Cyberpunk is a subgenre of science fiction set in a dystopian future. It is characterized by its focus on a combination of "low-life and high tech". It features a range of futuristic technological and scientific achievements, including artificial intelligence and cyberware, which are juxtaposed with societal collapse, dystopia or decay. A significant portion of cyberpunk can be traced back to the New Wave science fiction movement of the 1960s and 1970s. During this period, prominent writers such as Philip K. Dick, Michael Moorcock, Roger Zelazny, John Brunner, J. G. Ballard, Philip José Farmer and Harlan Ellison explored the impact of technology, drug culture, and the sexual revolution. These authors diverged from the utopian inclinations prevalent in earlier science fiction.
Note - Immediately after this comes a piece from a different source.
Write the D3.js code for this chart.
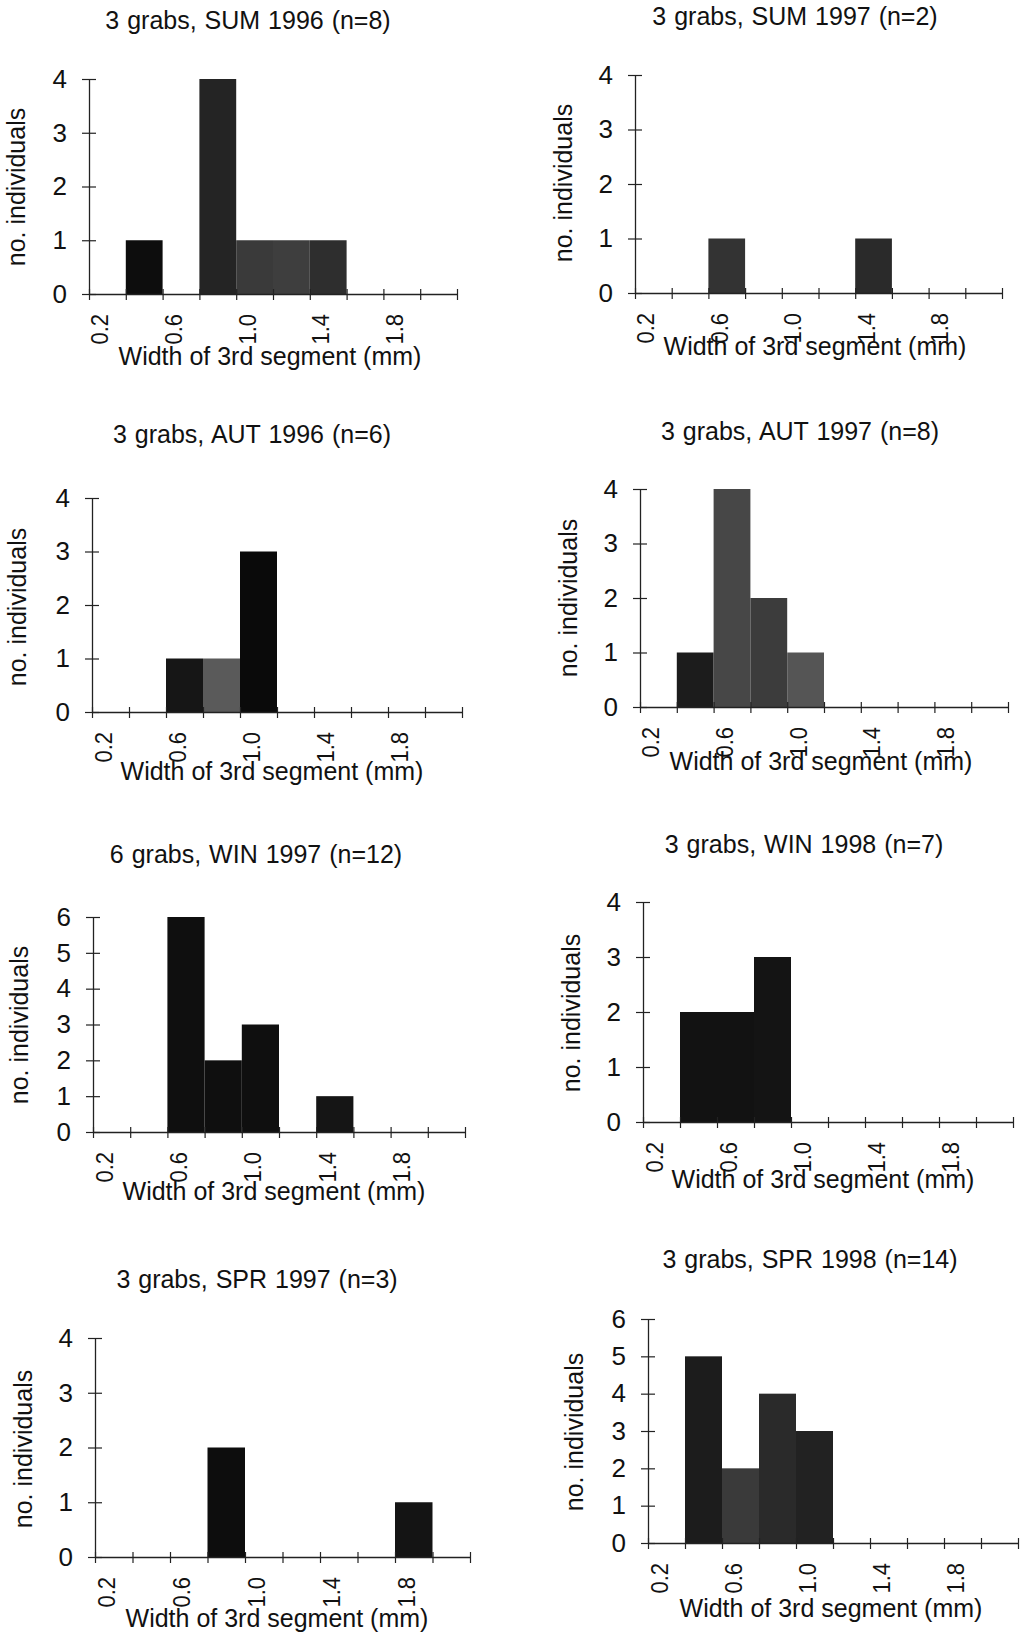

Comics exploring cyberpunk themes began appearing as early as Judge Dredd, first published in 1977. Released in 1984, William Gibson's influential debut novel Neuromancer helped solidify cyberpunk as a genre, drawing influence from punk subculture and early hacker culture. Frank Miller's Ronin is an example of a cyberpunk graphic novel. Other influential cyberpunk writers included Bruce Sterling and Rudy Rucker. The Japanese cyberpunk subgenre began in 1982 with the debut of Katsuhiro Otomo's manga series Akira, with its 1988 anime film adaptation (also directed by Otomo) later popularizing the subgenre.